Auditory Eavesdropping
In the information age, surveillance isn’t just for the police. Marketers want to watch you, too: what you do, where you go, what you buy. Integrated Media Measurement, Inc. wants to know what you watch and what you listen to—wherever you are.
They do this by turning traditional ratings collection on its head. Instead of a Nielsen-like system, which monitors individual televisions in an effort to figure out who’s watching, IMMI measures individual people and tries to figure out what they’re watching (or listening to). They do this through specially designed cell phones that automatically eavesdrop on what’s going on in the room they’re in:
The IMMI phone randomly samples 10 seconds of room audio every 30 seconds. These samples are reduced to digital signatures, which are uploaded continuously to the IMMI servers.
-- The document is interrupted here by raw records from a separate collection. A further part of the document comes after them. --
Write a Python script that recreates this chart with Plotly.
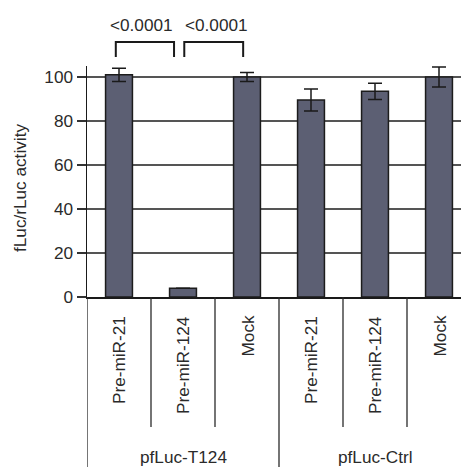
import plotly.graph_objects as go

# ---- data ----
groups = ["pfLuc-T124", "pfLuc-Ctrl"]
labels = ["Pre-miR-21", "Pre-miR-124", "Mock"]
values = [101, 4, 100, 89.5, 93.5, 100]
errors = [3, 0, 2, 5, 3.7, 4.5]
y_ticks = [0, 20, 40, 60, 80, 100]
y_title = "fLuc/rLuc activity"
brackets = [(0, 1, "<0.0001"), (1, 2, "<0.0001")]

cat_labels = [lab for g in groups for lab in labels]
xpos = list(range(len(cat_labels)))

FONT = "Liberation Sans, Arial, sans-serif"
TXT = "#2a2a2a"
FS = 17.2

fig = go.Figure()
fig.add_trace(go.Bar(
    x=xpos, y=values, width=0.42,
    marker=dict(color="#5c5f73", line=dict(color="#1c1c1c", width=1.5)),
    error_y=dict(type="data", array=errors, visible=True,
                 color="#1a1a1a", thickness=1.5, width=7),
    showlegend=False,
))

H_PLOT = 231.0  # plot height px (for paper coords)
BOTTOM = 170.0

def py(px_below):
    return -px_below / H_PLOT

shapes = []
n_per = len(labels)
for i in range(len(cat_labels) + 1):
    xb = i - 0.5
    is_group = (i % n_per == 0)
    y1 = py(BOTTOM) if is_group else py(130)
    shapes.append(dict(type="line", xref="x", yref="paper", x0=xb, x1=xb,
                       y0=0, y1=y1, line=dict(color="#2a2a2a", width=1.3)))

# significance brackets
y_top = (297 - 42) / H_PLOT
y_leg = (297 - 57) / H_PLOT
bracket_x = [(-0.05, 0.86), (1.02, 1.94)]
annotations = []
for (a, b, txt), (x0, x1) in zip(brackets, bracket_x):
    shapes.append(dict(type="path", xref="x", yref="paper",
                       path=f"M {x0},{y_leg} L {x0},{y_top} L {x1},{y_top} L {x1},{y_leg}",
                       line=dict(color="#1a1a1a", width=2)))
    annotations.append(dict(x=(x0 + x1) / 2 - 0.05 + (0.1 if a == 1 else 0), y=(297 - 25) / H_PLOT,
                            xref="x", yref="paper", text=txt, showarrow=False,
                            font=dict(size=FS, color=TXT, family=FONT),
                            xanchor="center", yanchor="middle"))

for x, lab in zip(xpos, cat_labels):
    annotations.append(dict(x=x, y=py(17), xref="x", yref="paper", text=lab,
                            textangle=-90, showarrow=False,
                            font=dict(size=FS, color=TXT, family=FONT),
                            xanchor="center", yanchor="top"))

for gi, g in enumerate(groups):
    cx = gi * n_per + (n_per - 1) / 2
    annotations.append(dict(x=cx, y=py(160), xref="x", yref="paper", text=g,
                            showarrow=False,
                            font=dict(size=FS, color=TXT, family=FONT),
                            xanchor="center", yanchor="middle"))

annotations.append(dict(x=-87 / 374 + 20 / 374, y=(297 - 188) / H_PLOT, xref="paper", yref="paper",
                        text=y_title, textangle=-90, showarrow=False,
                        font=dict(size=FS, color=TXT, family=FONT),
                        xanchor="center", yanchor="middle"))

fig.update_layout(
    width=461, height=467,
    margin=dict(l=87, r=0, t=66, b=170, pad=0, autoexpand=False),
    paper_bgcolor="white", plot_bgcolor="white",
    font=dict(family=FONT, size=FS, color=TXT),
    shapes=shapes, annotations=annotations,
    bargap=0,
)
fig.update_xaxes(range=[-0.5, -0.5 + 374 / 64], showticklabels=False, ticks="",
                 showgrid=False, zeroline=False, automargin=False,
                 showline=True, linecolor="#1a1a1a", linewidth=1.5)
fig.update_yaxes(range=[0, 105], tickvals=y_ticks, ticks="outside", ticklen=9,
                 tickcolor="#333", tickwidth=1.2, automargin=False,
                 showgrid=True, gridcolor="#555", gridwidth=1.2,
                 zeroline=False, showline=True, linecolor="#1a1a1a", linewidth=1.5,
                 tickfont=dict(size=FS, color=TXT, family=FONT))

fig.write_html("out.html",
               config={"displayModeBar": False, "staticPlot": True},
               post_script="document.body.style.margin='0';document.body.style.padding='0';document.body.style.overflow='hidden';")
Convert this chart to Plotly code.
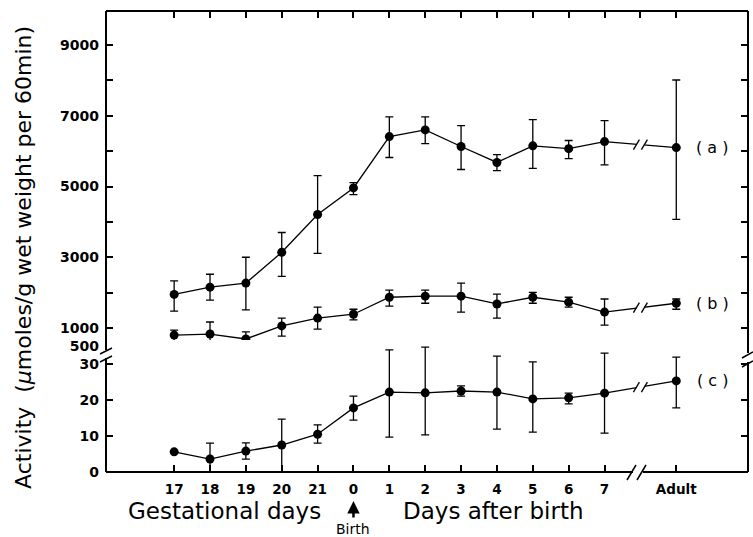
import plotly.graph_objects as go

# ---------------- data ----------------
categories = ["17", "18", "19", "20", "21", "0", "1", "2", "3", "4", "5", "6", "7", "Adult"]

a_mean  = [1950, 2155, 2270, 3140, 4210, 4960, 6410, 6600, 6130, 5680, 6150, 6070, 6270, 6100]
a_upper = [2330, 2520, 3000, 3700, 5310, 5110, 6970, 6970, 6720, 5900, 6890, 6300, 6860, 8010]
a_lower = [1480, 1790, 1510, 2460, 3110, 4770, 5820, 6210, 5480, 5450, 5510, 5790, 5610, 4070]

b_mean  = [800, 830, 690, 1060, 1280, 1390, 1870, 1900, 1900, 1680, 1870, 1730, 1450, 1700]
b_upper = [940, 1170, 890, 1280, 1590, 1530, 2070, 2070, 2270, 1960, 2010, 1870, 1820, 1820]
b_lower = [630, 490, 440, 770, 970, 1230, 1620, 1700, 1450, 1280, 1700, 1590, 1080, 1530]

c_mean  = [5.6, 3.6, 5.8, 7.5, 10.5, 17.8, 22.2, 22.0, 22.5, 22.2, 20.3, 20.6, 21.9, 25.3]
c_upper = [5.6, 8.0, 8.1, 14.7, 13.1, 21.1, 33.9, 34.7, 23.9, 32.2, 30.6, 21.9, 33.0, 31.9]
c_lower = [5.6, 0.0, 3.6, 0.0, 8.0, 14.4, 9.7, 10.3, 21.1, 11.9, 11.1, 18.9, 10.8, 17.8]

upper_tickvals = [500, 1000, 2000, 3000, 4000, 5000, 6000, 7000, 8000, 9000]
upper_ticktext = ["500", "1000", "", "3000", "", "5000", "", "7000", "", "9000"]
lower_tickvals = [0, 10, 20, 30]
lower_ticktext = ["0", "10", "20", "30"]
series_labels = ["( a )", "( b )", "( c )"]

# x positions: one empty slot (axis break) before "Adult"
xpos = list(range(len(categories) - 1)) + [len(categories)]
break_x = len(categories) - 1

# ---------------- geometry helpers ----------------
W, H = 753, 537
ML, MR, MT, MB = 106, 5, 11, 65
PW, PH = W - ML - MR, H - MT - MB


def xp(px):
    return (px - ML) / PW


def yp(py):
    return (H - MB - py) / PH


FONT = "DejaVu Sans"
BLACK = "#000000"

fig = go.Figure()


def add_series(mean, up, lo, yaxis):
    fig.add_trace(go.Scatter(
        x=xpos, y=mean, mode="lines+markers", yaxis=yaxis, xaxis="x",
        line=dict(color=BLACK, width=1.3),
        marker=dict(color=BLACK, size=9),
        error_y=dict(type="data", symmetric=False,
                     array=[u - m for u, m in zip(up, mean)],
                     arrayminus=[m - l for m, l in zip(mean, lo)],
                     color=BLACK, thickness=1.3, width=4),
        showlegend=False, hoverinfo="skip", cliponaxis=False,
    ))


add_series(a_mean, a_upper, a_lower, "y")
add_series(b_mean, b_upper, b_lower, "y")
add_series(c_mean, c_upper, c_lower, "y2")
# empty trace so that the top (tick-only) axis is drawn
fig.add_trace(go.Scatter(x=[], y=[], xaxis="x2", yaxis="y", showlegend=False,
                         hoverinfo="skip"))

xrange = [-1.9, 16.0]
tickfont = dict(family=FONT, size=13.5, color=BLACK, weight="bold")

fig.update_layout(
    width=W, height=H,
    margin=dict(l=ML, r=MR, t=MT, b=MB),
    paper_bgcolor="white", plot_bgcolor="white",
    showlegend=False,
    xaxis=dict(range=xrange, anchor="y2", tickvals=xpos, ticktext=categories,
               ticks="inside", ticklen=7, tickwidth=2, tickcolor=BLACK,
               showline=False, showgrid=False, zeroline=False,
               tickfont=tickfont, ticklabelstandoff=7),
    xaxis2=dict(range=xrange, overlaying="x", anchor="y", side="top",
                tickvals=list(range(len(categories) + 1)),
                ticks="inside", ticklen=7, tickwidth=2, tickcolor=BLACK,
                showticklabels=False, showline=False, showgrid=False, zeroline=False),
    yaxis=dict(domain=[yp(352), 1], range=[322, 9961],
               tickvals=upper_tickvals, ticktext=upper_ticktext,
               ticks="inside", ticklen=7, tickwidth=2, tickcolor=BLACK, mirror="ticks",
               showline=False, showgrid=False, zeroline=False,
               tickfont=dict(family=FONT, size=14, color=BLACK, weight="bold"),
               ticklabelstandoff=6),
    yaxis2=dict(domain=[0, yp(340)], range=[0, 36.67],
                tickvals=lower_tickvals, ticktext=lower_ticktext,
                ticks="inside", ticklen=7, tickwidth=2, tickcolor=BLACK, mirror="ticks",
                showline=False, showgrid=False, zeroline=False,
                tickfont=dict(family=FONT, size=14, color=BLACK, weight="bold"),
                ticklabelstandoff=6),
)

# ---------------- frame with axis breaks ----------------
shapes = []


def pline(x0, y0, x1, y1, w=2):
    shapes.append(dict(type="line", xref="paper", yref="paper",
                       x0=xp(x0), y0=yp(y0), x1=xp(x1), y1=yp(y1),
                       line=dict(color=BLACK, width=w)))


pline(106, 11, 748, 11)            # top
pline(106, 11, 106, 350)           # left upper
pline(106, 358, 106, 472)          # left lower
pline(748, 11, 748, 353)           # right upper
pline(748, 362, 748, 472)          # right lower
pline(106, 472, 633, 472)          # bottom left part
pline(643, 472, 748, 472)          # bottom right part
# break marks
pline(100, 354, 112, 348, 1.5)
pline(100, 362, 112, 356, 1.5)
pline(742, 358, 753, 352, 1.5)
pline(742, 367, 753, 361, 1.5)
pline(627, 480, 636, 465, 1.5)
pline(637, 480, 646, 465, 1.5)

# "//" break marks on the data lines between day 7 and Adult
for mean, yref in [(a_mean, "y"), (b_mean, "y"), (c_mean, "y2")]:
    ymid = (mean[-2] + mean[-1]) / 2
    shapes.append(dict(type="rect", xref="x", yref=yref, xsizemode="pixel", ysizemode="pixel",
                       xanchor=break_x, yanchor=ymid, x0=-4, x1=4, y0=-6, y1=6,
                       fillcolor="white", line=dict(width=0)))
    for off in (-4, 4):
        shapes.append(dict(type="line", xref="x", yref=yref, xsizemode="pixel", ysizemode="pixel",
                           xanchor=break_x, yanchor=ymid, x0=off - 3, x1=off + 3, y0=-5, y1=5,
                           line=dict(color=BLACK, width=1.3)))

fig.update_layout(shapes=shapes)

# ---------------- text ----------------
ann = []
C = dict(xanchor="center", yanchor="middle", showarrow=False)
ann.append(dict(text="Activity  (<i>μ</i>moles/g wet weight per 60min)", textangle=-90,
                xref="paper", yref="paper", x=xp(23), y=yp(258),
                font=dict(family=FONT, size=22, color=BLACK), **C))
ann.append(dict(text="Gestational days", xref="paper", yref="paper", x=xp(224.5), y=yp(511),
                font=dict(family=FONT, size=23, color=BLACK), **C))
ann.append(dict(text="Days after birth", xref="paper", yref="paper", x=xp(492.5), y=yp(511),
                font=dict(family=FONT, size=23, color=BLACK), **C))
ann.append(dict(text="Birth", xref="x", yref="paper", x=xpos[5], y=yp(529),
                font=dict(family=FONT, size=14, color=BLACK), **C))
ann.append(dict(text="", xref="x", yref="paper", x=xpos[5], y=yp(501),
                showarrow=True, ax=0, ay=18, arrowhead=2, arrowsize=1, arrowwidth=2.5,
                arrowcolor=BLACK))
for lab, mean, yref in zip(series_labels, [a_mean, b_mean, c_mean], ["y", "y", "y2"]):
    ann.append(dict(text=lab, xref="x", yref=yref, x=xpos[-1] + 1, y=mean[-1],
                    font=dict(family=FONT, size=16, color=BLACK), **C))
fig.update_layout(annotations=ann)

fig.write_html("out.html")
IMMI also tracks all local media outlets actively broadcasting in any given designated media area (DMA). To identify media, IMMI compares the uploaded audio signatures computed by the phones with audio signatures computed on the IMMI servers monitoring TV and radio broadcasts. IMMI also maintains client-provided content files, such as commercials, promos, movies, and songs.
By matching the signatures, IMMI couples media broadcasts with the individuals who are exposed to them. The process takes just a few seconds.
Panel Members may sometimes delay watching or listening to a program by using satellite radio, DVRs, VCRs, or TiVo. IMMI captures these viewings with a “look-back” feature that recognizes when a Panel Member is exposed to a program outside of its normal broadcast hour, and then goes back in time (roughly two weeks) to identify it.
These cell phones are given away to test subjects, who get free service in exchange for giving up all their privacy.
I’m sure the company will claim not to actually eavesdrop on in-room conversations, or cell phone conversations. And just how different are these special phones, anyway? Can the software be installed on off-the-shelf phones? Can it be done without the owner’s knowledge or consent? The potential for abuse here is enormous.
Remember, the threats to privacy in the information age are not solely from government; they’re from private industry as well. And the real threat is the alliance between the two.
Wyle_E • December 19, 2006 7:26 AM
I wonder how IMMI informs the recipients of the ‘free’ phones that these phones are really room bugs. Does the company rep actually say it out loud, or is that fact buried, in Ultra-Eyestrain type, at the bottom of several pages of soporific lawyerspeak in the service agreement? I’m drawing on my Navy experience to compose a suitable reply to any salesdroid who pushes one of these items at me.